В самом конце нашей встречи произошло неожиданное: фрау Франкен сделала мне подарок. Она протянула мне кожаный футлярчик, аккуратный, совсем как новенький. Внутри была складная металлическая стопка, позолоченная, на вид тоже совершенно новенькая. Инге сказала, что это вещь отца, ее прислали вместе с похоронкой и другими вещами погибшего. Офицерская стопка, из нее Хейнер Гейнц пил шнапс, наверное, за скорую победу. Пил во Франции, потом на Ленинградском фронте, в какой-нибудь сотне метров от наших окопов. Мы пили воду из кружек, а то и из котелков. У меня ничего не сохранилось от фронтовой поры — ни одной вещи, ни приличной фотографии, ни алюминиевой моей ложки, ни планшетки. Жалко. И вот теперь появилось нечто, оттуда, словно из потусторонней жизни. Странно.
«Вещь врага?» — спросила меня Наталья Шергина.
Пожалуй, нет. Для меня это все же вещь его дочери. Семейная реликвия? Не знаю, какой смысл дочь Гейнца вкладывала в свой подарок. Я беру в руки эту стопку и думаю о человеке, который там, в 1941–1942 годах, стрелял в меня, в которого я тоже стрелял. Мог ли он представить, что его дочь преподнесет мне эту его вещь? А затем я вновь и вновь возвращаюсь мыслями к фрау Инге Франкен, к истории нелегкого и долгого восхождения ее души.
Вблизи престола
В 1999 году мировая культура отмечает два юбилея: 250 лет со дня рождения Гете и 200 лет со дня рождения Пушкина. Оба гения схожи хотя бы тем, что значили они в формировании духа и самосознания своих народов. Не мое дело сравнивать их творчество, жизнь, взгляды. Меня заинтересовало другое.
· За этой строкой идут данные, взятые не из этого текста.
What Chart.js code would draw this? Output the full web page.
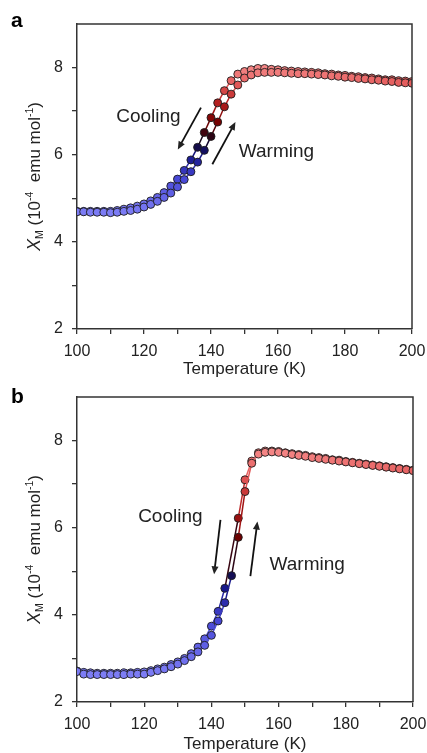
<!DOCTYPE html>
<html>
<head>
<meta charset="utf-8">
<script src="https://cdn.jsdelivr.net/npm/chart.js@4.4.0/dist/chart.umd.min.js"></script>
<style>
  html, body { margin: 0; padding: 0; background: #fff; }
  .panel { position: relative; width: 427px; }
  canvas { display: block; }
</style>
</head>
<body>
<div class="panel" style="height:378px"><canvas id="chartA"></canvas></div>
<div class="panel" style="height:375px"><canvas id="chartB"></canvas></div>
<script>
// temperature (K), every 2 K
const temps = [100, 102, 104, 106, 108, 110, 112, 114, 116, 118, 120, 122, 124, 126, 128, 130, 132, 134, 136, 138,
  140, 142, 144, 146, 148, 150, 152, 154, 156, 158, 160, 162, 164, 166, 168, 170, 172, 174, 176, 178,
  180, 182, 184, 186, 188, 190, 192, 194, 196, 198, 200];

// panel a, chi_M (10^-4 emu/mol)
const coolingA = [4.70, 4.70, 4.70, 4.70, 4.70, 4.70, 4.72, 4.75, 4.78, 4.82, 4.87, 4.94, 5.02, 5.13, 5.28, 5.44, 5.64, 5.88, 6.17, 6.51,
  6.85, 7.19, 7.47, 7.70, 7.85, 7.91, 7.95, 7.98, 7.98, 7.96, 7.95, 7.93, 7.92, 7.91, 7.90, 7.89, 7.88, 7.86, 7.85, 7.83,
  7.82, 7.80, 7.79, 7.77, 7.76, 7.74, 7.72, 7.72, 7.70, 7.69, 7.68];
const warmingA = [4.69, 4.69, 4.68, 4.68, 4.68, 4.67, 4.68, 4.70, 4.72, 4.75, 4.80, 4.86, 4.93, 5.02, 5.12, 5.26, 5.43, 5.61, 5.83, 6.10,
  6.42, 6.75, 7.10, 7.39, 7.60, 7.76, 7.83, 7.88, 7.89, 7.89, 7.89, 7.88, 7.87, 7.86, 7.86, 7.85, 7.84, 7.83, 7.81, 7.80,
  7.78, 7.77, 7.75, 7.74, 7.72, 7.71, 7.69, 7.68, 7.66, 7.65, 7.64];

// panel b (no cooling point at 146 K)
const coolingB = [2.71, 2.68, 2.67, 2.66, 2.66, 2.66, 2.66, 2.67, 2.67, 2.68, 2.69, 2.72, 2.76, 2.80, 2.86, 2.92, 3.00, 3.11, 3.26, 3.45,
  3.74, 4.08, 4.61, null, 6.22, 7.10, 7.53, 7.72, 7.76, 7.76, 7.75, 7.72, 7.70, 7.68, 7.66, 7.63, 7.61, 7.59, 7.56, 7.55,
  7.52, 7.50, 7.48, 7.46, 7.44, 7.42, 7.40, 7.38, 7.36, 7.34, 7.32];
const warmingB = [2.70, 2.64, 2.63, 2.63, 2.63, 2.63, 2.63, 2.63, 2.64, 2.64, 2.64, 2.68, 2.72, 2.76, 2.81, 2.87, 2.95, 3.04, 3.15, 3.30,
  3.53, 3.86, 4.28, 4.90, 5.78, 6.83, 7.48, 7.69, 7.73, 7.74, 7.73, 7.71, 7.68, 7.66, 7.64, 7.61, 7.59, 7.57, 7.55, 7.53,
  7.51, 7.49, 7.47, 7.45, 7.43, 7.41, 7.39, 7.37, 7.35, 7.33, 7.31];

const xTicks = [100, 120, 140, 160, 180, 200];
const yTicks = [2, 4, 6, 8];

// annotation text + arrows, in data units [T, chi]
const notesA = {
  cooling: { text: [111.7, 6.88], arrow: [[137.0, 7.08], [130.1, 6.12]] },
  warming: { text: [148.3, 6.07], arrow: [[140.4, 5.78], [147.3, 6.75]] }
};
const notesB = {
  cooling: { text: [118.2, 6.25], arrow: [[142.7, 6.18], [140.8, 4.93]] },
  warming: { text: [157.3, 5.16], arrow: [[151.6, 4.89], [153.7, 6.14]] }
};

const FONT = "'Liberation Sans', Arial, sans-serif";

// light blue -> navy -> black -> dark red -> pink
const stops = [
  [0.00, [125, 125, 245]],
  [0.25, [68, 68, 212]],
  [0.40, [20, 20, 130]],
  [0.50, [20, 5, 25]],
  [0.62, [115, 0, 0]],
  [0.76, [180, 30, 30]],
  [0.88, [225, 85, 85]],
  [1.00, [245, 135, 135]]
];
function cmap(t) {
  t = Math.max(0, Math.min(1, t));
  for (let i = 1; i < stops.length; i++) {
    if (t <= stops[i][0]) {
      const [t0, c0] = stops[i - 1], [t1, c1] = stops[i];
      const f = (t - t0) / (t1 - t0);
      const c = c0.map((v, k) => Math.round(v + (c1[k] - v) * f));
      return `rgb(${c[0]},${c[1]},${c[2]})`;
    }
  }
  return 'rgb(245,135,135)';
}

// skip missing readings so the line just joins the neighbours
function toPoints(vals) {
  return temps.map((t, i) => ({ x: t, y: vals[i] })).filter(p => p.y !== null);
}

const decor = {
  id: 'decor',
  afterDraw(chart, args, opts) {
    const { ctx, chartArea: a, scales: { x, y } } = chart;
    ctx.save();
    // frame top/right
    ctx.strokeStyle = '#333';
    ctx.lineWidth = 1.5;
    ctx.beginPath();
    ctx.moveTo(a.left, a.top);
    ctx.lineTo(a.right, a.top);
    ctx.lineTo(a.right, a.bottom);
    ctx.stroke();

    // panel letter
    ctx.fillStyle = '#000';
    ctx.font = `bold 21px ${FONT}`;
    ctx.textBaseline = 'alphabetic';
    ctx.textAlign = 'left';
    ctx.fillText(opts.letter, 11, opts.letterY);

    // y title with sub/superscripts
    const parts = [
      { t: 'X', f: `italic 18px ${FONT}`, dy: 0 },
      { t: 'M', f: `10.5px ${FONT}`, dy: 3 },
      { t: ' (10', f: `17px ${FONT}`, dy: 0 },
      { t: '-4', f: `10.5px ${FONT}`, dy: -7 },
      { t: '  emu mol', f: `17px ${FONT}`, dy: 0 },
      { t: '-1', f: `10.5px ${FONT}`, dy: -7 },
      { t: ')', f: `17px ${FONT}`, dy: 0 }
    ];
    let w = 0;
    parts.forEach(p => { ctx.font = p.f; p.w = ctx.measureText(p.t).width; w += p.w; });
    ctx.translate(40, (a.top + a.bottom) / 2);
    ctx.rotate(-Math.PI / 2);
    ctx.fillStyle = '#222';
    let cx = -w / 2;
    parts.forEach(p => { ctx.font = p.f; ctx.fillText(p.t, cx, p.dy); cx += p.w; });
    ctx.restore();

    // annotations
    ctx.save();
    ctx.fillStyle = '#222';
    ctx.strokeStyle = '#111';
    ctx.font = `19px ${FONT}`;
    ctx.textBaseline = 'middle';
    ctx.textAlign = 'left';
    [['Cooling', opts.notes.cooling], ['Warming', opts.notes.warming]].forEach(([label, n]) => {
      ctx.fillText(label, x.getPixelForValue(n.text[0]), y.getPixelForValue(n.text[1]));
      const x0 = x.getPixelForValue(n.arrow[0][0]), y0 = y.getPixelForValue(n.arrow[0][1]);
      const x1 = x.getPixelForValue(n.arrow[1][0]), y1 = y.getPixelForValue(n.arrow[1][1]);
      const ang = Math.atan2(y1 - y0, x1 - x0);
      const hl = 8, hw = 3.5;
      ctx.lineWidth = 1.8;
      ctx.beginPath();
      ctx.moveTo(x0, y0);
      ctx.lineTo(x1 - Math.cos(ang) * hl * 0.8, y1 - Math.sin(ang) * hl * 0.8);
      ctx.stroke();
      ctx.beginPath();
      ctx.moveTo(x1, y1);
      ctx.lineTo(x1 - Math.cos(ang) * hl - Math.sin(ang) * hw, y1 - Math.sin(ang) * hl + Math.cos(ang) * hw);
      ctx.lineTo(x1 - Math.cos(ang) * hl + Math.sin(ang) * hw, y1 - Math.sin(ang) * hl - Math.cos(ang) * hw);
      ctx.closePath();
      ctx.fill();
    });
    ctx.restore();
  }
};

function makeChart(id, cooling, warming, notes, letter, letterY, padTop, padRight, xHeight) {
  const all = cooling.concat(warming).filter(v => v !== null);
  const lo = Math.min(...all), hi = Math.max(...all);
  const col = v => cmap((v - lo) / (hi - lo));

  const ds = (label, vals) => ({
    label,
    data: toPoints(vals),
    borderColor: '#222',
    borderWidth: 1.5,
    pointRadius: 4,
    pointBorderWidth: 0.9,
    pointBorderColor: '#1c1c1c',
    pointBackgroundColor: c => col(c.raw.y),
    segment: { borderColor: c => col((c.p0.parsed.y + c.p1.parsed.y) / 2) },
    tension: 0
  });

  return new Chart(document.getElementById(id), {
    type: 'line',
    data: { datasets: [ds('Warming', warming), ds('Cooling', cooling)] },
    options: {
      responsive: true,
      maintainAspectRatio: false,
      animation: false,
      layout: { autoPadding: false, padding: { top: padTop, right: padRight, left: 0, bottom: 0 } },
      plugins: {
        legend: { display: false },
        tooltip: { enabled: false },
        decor: { letter, letterY, notes }
      },
      scales: {
        x: {
          type: 'linear',
          min: 100, max: 200,
          afterFit: s => { s.height = xHeight; s.paddingLeft = 0; s.paddingRight = 0; },
          afterBuildTicks: s => { s.ticks = []; for (let v = 100; v <= 200; v += 10) s.ticks.push({ value: v }); },
          grid: { drawOnChartArea: false, tickLength: 5, color: '#333', lineWidth: 1.3 },
          border: { color: '#333', width: 1.5 },
          ticks: {
            color: '#222', font: { family: FONT, size: 16 }, padding: 8, maxRotation: 0, autoSkip: false,
            callback: v => xTicks.includes(v) ? String(v) : ''
          },
          title: {
            display: true, text: 'Temperature (K)', color: '#222',
            font: { family: FONT, size: 17, lineHeight: 1 }, padding: 0
          }
        },
        y: {
          min: 2, max: 9,
          afterFit: s => { s.width = 77; s.paddingTop = 0; s.paddingBottom = 0; },
          afterBuildTicks: s => { s.ticks = []; for (let v = 2; v <= 8; v += 1) s.ticks.push({ value: v }); },
          grid: { drawOnChartArea: false, tickLength: 5, color: '#333', lineWidth: 1.3 },
          border: { color: '#333', width: 1.5 },
          ticks: {
            color: '#222', font: { family: FONT, size: 16 }, padding: 9, autoSkip: false,
            callback: v => yTicks.includes(v) ? String(v) : ''
          }
        }
      }
    },
    plugins: [decor]
  });
}

makeChart('chartA', coolingA, warmingA, notesA, 'a', 27, 24, 15, 49);
makeChart('chartB', coolingB, warmingB, notesB, 'b', 25, 19, 14, 51);
</script>
</body>
</html>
Недавно, когда мне пришлось участвовать в разговоре на расхожую тему «Художник и власть», я вспомнил эпизод, вычитанный у Ромена Роллана. В 1812 году в Карлсбаде встретились Гете и Бетховен. Во время прогулки произошла любопытная сцена. На аллее показалась императорская фамилия. Увидев их издали, Гете оставил руку Бетховена и отошел на край дороги. «Тогда, — пишет Бетховен, — я надвинул шляпу на самые брови, застегнул сюртук и, заложив руки за спину, стремительно двинулся в самую гущу сановной толпы. Принцы и придворные стали шпалерами, герцог Рудольф снял передо мною шляпу, императрица поклонилась мне первая. Великие мира сего знают меня. Я имел удовольствие наблюдать, как вся эта процессия продефилировала мимо Гете. Он стоял на краю дороги, низко кланяясь, со шляпой в руке. И задал же я ему головомойку потом…»
Сцена выразительна, хотя, возможно, Бетховен приукрасил ее. Но суть различного отношения к власть имущим она выражает. Бетховен замечает по этому поводу, что короли могут заводить себе ученых и тайных советников (имея в виду чин Гете), но они не могут «создавать великих людей, таких людей, чей дух поднимался бы выше этого великосветского навоза».
Поведение Бетховена мне всегда было симпатичнее, но позже я понял, что суждение мое поверхностно. У Гете была своя, немалая правда. Десять лет своей зрелой жизни Гете потратил, управляя Саксен-Веймарским герцогством; он занимался акцизом, финансами, рекрутскими наборами. Он был политиком на практике, старался что-то сделать, и это не прошло бесследно. Конечно, глупо считать Гете раболепным, скорее, он исполнял светские условности, от которых не был свободен. Политика, участие во власти — этим он купил себе условия работы. За все надо платить, он платил разочарованиями. Бетховен — бедностью.
Пятьдесят лет Гете прожил в Веймаре, окруженный секретарями, чиновниками, придавал блеск и славу двору герцога. Награждаемый орденами, званиями, стал духовным властелином чуть ли не всей просвещенной Европы.
В Веймаре, в доме Гете, — античные статуи, библиотеки, залы, кабинет, сад… Там я невольно припомнил Михайловское — место ссылки Пушкина, его несвободу, забытость, затерянность.
Царский двор хотел и даже старался приручить Пушкина, пока не убедился, что это невозможно. Не годился он для придворной службы. А ведь нуждался в хорошем жалованье, не чужд был тщеславия, не прочь был получать чины и награды. Но что-то мешало ему стать при дворе своим. Физиономия власти для Пушкина была не столько физиономией царя Николая, сколько холодно-бездушной высокомерной личиной Бенкендорфа.
Непричастность к власти была для Пушкина органична. Но это не было непричастностью к политике. Судьбы друзей-декабристов, повешенных и сосланных, мучили его всю жизнь. Странное чувство вины перед ними не отпускало его.